Raising kids on guilt, bribery, and game theory

game theory grid
game theory grid

I've been reading a lot about ethics lately and have been interested to see how game theory (think A Beautiful Mind and little tic-tac-toe grids with choices for each of the 'players' as column and row headings) affects our choices as parents. It turns out that ethics are taught at home, not at business school (makes you wonder about the early childhood of the CEOs of our favorite financial institutions, don't it?).

When I read today's "Motherlode" column about parenting with bribes, I was, frankly, amazed. Lisa Belkin points us to a story on the New York Moms blog about a lovely little bit of game theory as exercised by a parent who was done with sibling rivalry.
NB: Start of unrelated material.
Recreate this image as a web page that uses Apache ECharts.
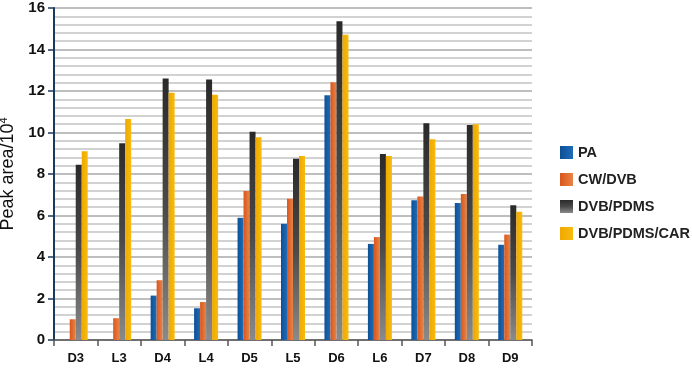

A child would get fifty cents at the end of the day if he was better-behaved than his sibling; but if both were perfect, they would each get a dollar (I've illustrated this in game theory-ese, to the right).

According to Amy, her children (four and seven years old) chose the mutually beneficial outcome, even though psychological experiments with young adults typically show that competitive behavior will often void the mutually beneficial outcome. Amy set up what may be a perfect (if minorly expensive at $2 a day) game - the word for a set of choices and outcomes - proving that her children are, indeed, rational.

I've bribed my children very occasionally with mixed results; my best outcomes were with paying my oldest son, who's six, to "babysit" his little brothers while I took a shower, a nap, or worked out in the garden. Have you paid for good behavior? Has it worked?